Эту бесхребетность и безмускульность прозы, в лучшем случае – врожденную искривленность хребта, он, как и многие до него, считал наследственным русским пороком, особенно заметным – до яркого уродства – у таких второстепенных писателей, как Лесков и Гончаров. В Юрии Олеше родовой изъян развился до болезни, поразив не только сочинения, но и автора, и в единственной его построенной вещи «Зависть» глиняные распорки композиции пропарывают тут и там живую румяную плоть его чистопородной прозы. Так он и остался в моей памяти – замученный бесплодием старик, строитель без чертежей, садовник без сада, со всеми козырями на руках, которых не умел употребить. Он считал себя нищим, этот завистливый, едкий старик, – он, две-три фразы которого, проглоченные наспех с утренним чаем, заряжали Коротыгина безусловно творческой энергией.

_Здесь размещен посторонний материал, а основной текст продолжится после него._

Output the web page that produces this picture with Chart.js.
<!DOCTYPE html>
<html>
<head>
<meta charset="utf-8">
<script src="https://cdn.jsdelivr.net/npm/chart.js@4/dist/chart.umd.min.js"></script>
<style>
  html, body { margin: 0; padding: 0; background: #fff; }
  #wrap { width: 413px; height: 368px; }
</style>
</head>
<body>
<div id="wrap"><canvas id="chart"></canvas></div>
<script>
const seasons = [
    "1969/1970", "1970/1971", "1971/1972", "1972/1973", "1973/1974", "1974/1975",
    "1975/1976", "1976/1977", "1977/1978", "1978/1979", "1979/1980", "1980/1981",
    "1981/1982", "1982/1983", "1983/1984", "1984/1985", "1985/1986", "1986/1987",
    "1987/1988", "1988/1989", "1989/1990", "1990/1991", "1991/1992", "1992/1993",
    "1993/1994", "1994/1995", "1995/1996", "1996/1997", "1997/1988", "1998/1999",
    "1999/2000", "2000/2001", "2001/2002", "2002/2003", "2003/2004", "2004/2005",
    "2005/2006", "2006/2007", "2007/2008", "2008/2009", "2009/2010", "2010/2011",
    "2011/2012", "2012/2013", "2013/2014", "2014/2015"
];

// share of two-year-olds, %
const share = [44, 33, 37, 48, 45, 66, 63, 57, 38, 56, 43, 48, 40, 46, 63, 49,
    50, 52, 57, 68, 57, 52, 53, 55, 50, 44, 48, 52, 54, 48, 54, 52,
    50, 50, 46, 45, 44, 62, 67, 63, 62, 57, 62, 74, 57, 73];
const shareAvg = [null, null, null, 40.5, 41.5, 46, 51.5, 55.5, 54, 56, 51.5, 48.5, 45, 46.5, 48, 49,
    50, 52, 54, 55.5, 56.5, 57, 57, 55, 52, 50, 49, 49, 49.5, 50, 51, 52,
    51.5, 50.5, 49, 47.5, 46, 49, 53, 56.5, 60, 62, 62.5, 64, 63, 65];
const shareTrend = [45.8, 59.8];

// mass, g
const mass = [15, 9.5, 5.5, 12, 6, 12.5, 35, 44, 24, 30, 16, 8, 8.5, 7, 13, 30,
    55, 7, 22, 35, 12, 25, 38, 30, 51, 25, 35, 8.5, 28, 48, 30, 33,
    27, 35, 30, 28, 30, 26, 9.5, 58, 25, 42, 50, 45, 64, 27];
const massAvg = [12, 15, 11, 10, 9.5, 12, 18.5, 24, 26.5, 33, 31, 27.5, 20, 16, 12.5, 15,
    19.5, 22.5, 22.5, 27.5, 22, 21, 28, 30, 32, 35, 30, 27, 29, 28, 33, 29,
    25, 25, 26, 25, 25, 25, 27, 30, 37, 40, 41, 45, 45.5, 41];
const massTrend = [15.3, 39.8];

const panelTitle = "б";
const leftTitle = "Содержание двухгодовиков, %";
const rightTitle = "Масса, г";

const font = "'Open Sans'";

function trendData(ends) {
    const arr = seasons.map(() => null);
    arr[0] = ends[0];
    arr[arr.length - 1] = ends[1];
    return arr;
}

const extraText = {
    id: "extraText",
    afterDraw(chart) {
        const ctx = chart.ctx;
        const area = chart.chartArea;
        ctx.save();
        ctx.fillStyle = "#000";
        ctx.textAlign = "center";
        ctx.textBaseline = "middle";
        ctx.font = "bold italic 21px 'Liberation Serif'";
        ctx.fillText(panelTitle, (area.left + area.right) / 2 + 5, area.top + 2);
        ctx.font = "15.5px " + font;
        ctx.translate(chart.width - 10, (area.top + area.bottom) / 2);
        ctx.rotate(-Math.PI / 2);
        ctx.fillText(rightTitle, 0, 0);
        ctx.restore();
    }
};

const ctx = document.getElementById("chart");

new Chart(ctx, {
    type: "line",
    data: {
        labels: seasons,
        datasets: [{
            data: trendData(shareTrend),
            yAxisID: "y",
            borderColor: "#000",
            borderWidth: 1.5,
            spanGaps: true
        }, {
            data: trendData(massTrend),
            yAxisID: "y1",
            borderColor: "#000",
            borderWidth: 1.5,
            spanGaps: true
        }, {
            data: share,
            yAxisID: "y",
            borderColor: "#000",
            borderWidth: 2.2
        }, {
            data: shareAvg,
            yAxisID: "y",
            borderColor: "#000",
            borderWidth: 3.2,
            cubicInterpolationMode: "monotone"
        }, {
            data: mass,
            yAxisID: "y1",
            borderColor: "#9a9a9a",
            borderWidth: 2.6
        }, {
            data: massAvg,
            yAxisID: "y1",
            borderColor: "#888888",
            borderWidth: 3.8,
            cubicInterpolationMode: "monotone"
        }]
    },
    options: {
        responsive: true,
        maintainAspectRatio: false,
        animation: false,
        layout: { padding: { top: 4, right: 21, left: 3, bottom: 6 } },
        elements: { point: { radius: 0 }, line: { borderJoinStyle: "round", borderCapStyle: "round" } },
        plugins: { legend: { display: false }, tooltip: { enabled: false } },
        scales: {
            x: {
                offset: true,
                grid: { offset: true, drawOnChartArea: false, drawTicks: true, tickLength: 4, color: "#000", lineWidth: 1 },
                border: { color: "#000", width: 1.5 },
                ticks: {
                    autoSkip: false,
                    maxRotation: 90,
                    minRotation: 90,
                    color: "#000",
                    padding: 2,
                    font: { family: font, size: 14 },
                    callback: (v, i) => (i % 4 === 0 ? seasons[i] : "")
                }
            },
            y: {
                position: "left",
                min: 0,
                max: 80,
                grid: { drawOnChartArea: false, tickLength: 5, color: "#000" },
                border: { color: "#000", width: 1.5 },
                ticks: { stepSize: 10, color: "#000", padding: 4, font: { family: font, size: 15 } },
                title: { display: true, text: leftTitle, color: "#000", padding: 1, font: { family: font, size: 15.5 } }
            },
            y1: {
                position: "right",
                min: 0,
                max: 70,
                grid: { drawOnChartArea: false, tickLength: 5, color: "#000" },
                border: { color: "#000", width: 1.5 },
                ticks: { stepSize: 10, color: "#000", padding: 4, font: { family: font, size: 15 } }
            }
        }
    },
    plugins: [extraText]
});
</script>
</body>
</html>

И даже гурманская, затейная проза Набокова, не брезгующая иллюзионными эффектами, послужила ему не в образец, а в назидание. О многолетнем уже, в полвека, проживании Набокова в русской литературе он узнал только в прошлом году, в гостях, в одном неопасно и отчасти даже прибыльно диссиденствующем семействе, которых много развелось по русским метрополисам в шестидесятые годы и мало осталось в семидесятых. Он умирал со скуки в тот вечер, хотя пришел, помнится, строго по делу – просмотреть с хозяином его историческую (читай: политическую) пьесу о декабристах перед подачей в детский театр, но – угодил в разгар застолья. И когда обмен мнений за столом – и без того резкий, на личностях – как-то очень скоро перескочил в словесный мордобой с весомым гулом идейных пощечин, он сделал малодушную попытку улизнуть, и шкафчик при столе, в который весь вечер с мучением упиралось его колено, вдруг раскрылся, излив лавину явно не советских изданий в маскировочной газетной обертке.
Коротыгин нагнулся, недовольно крякнув. Полистал, перечел и даже общупал, не доверяя собственным глазам, золотую пружинку набоковской фразы, еще гудящую от насильственной выемки из ритмического паза. Он и мысли не допускал, что в русском предрассудочном языке возможна такая абсолютная и без тени борьбы взятая свобода тона, а главное – блистательный дар композиции, которым незнакомый автор еще и щеголял.
При дальнейшем украдчивом продвижении в глубь набоковской территории (идейный бой за столом излился в остракизм малодушного известного поэта, прибывшего из Москвы, но письмо не подписавшего или, наоборот, подписавшего – но, моментально отрезвясь, вот он тушью истребляет свои, единой греческой приставкой начатые, имя и фамилию в подпаленной со всех сторон, очень-очень нехорошей тишине) Коротыгину показалось, что домашние окрестности русской литературы, изученные им досконально, вдруг раздались, ограда стала дальше, растительный состав обогатился интересными гибридными видами, хотя и наметилась некая голизна, свистящие пустоты, взвинченность колорита… но тут же подскочил находчивый автор и очень удачно все скрасил за счет собственных, химией попахивающих средств.
С точки зрения ремесла, Коротыгин порадовался, что другой автор, избавившись за границей от домашнего порока русской литературы, укрепил ее сюжетную осанку и он теперь может брать у автора уроки. Было очень поздно, гости разошлись, раньше всех скользнул малодушный поэт со своей замаранной гражданской репутацией. Гитара с пунцовым бантом по шее как-то похабно развалилась в кресле (под нее кто-то свирепо чеканил политические песни с блатным подвоем или наоборот), хозяин-драматург красноречиво ворочал стульями – а он все сидел над книгой, обгрызая ногти, то и дело щупая пук страниц до конца и почти задыхаясь от резкого наслаждения этой спесивой королевской прозой. Не мог он не кончить книгу! Но хозяин твердо отказал дать с собой – не хотел рисковать, боялся стукачей и его, Коротыгина, политического недомыслия. «По роже вижу, уже в трамвае не удержишься и раскроешь, а потом попробуй правильно ответь, где Набокова достал». Зато разрешил остаться на ночь в кухне, и, порывисто облобызав драматурга, любившего и умевшего напускать на себя свирепого либерала, Коротыгин вновь погрузился в страницы, излучавшие, как ему казалось, голубой феерический блеск.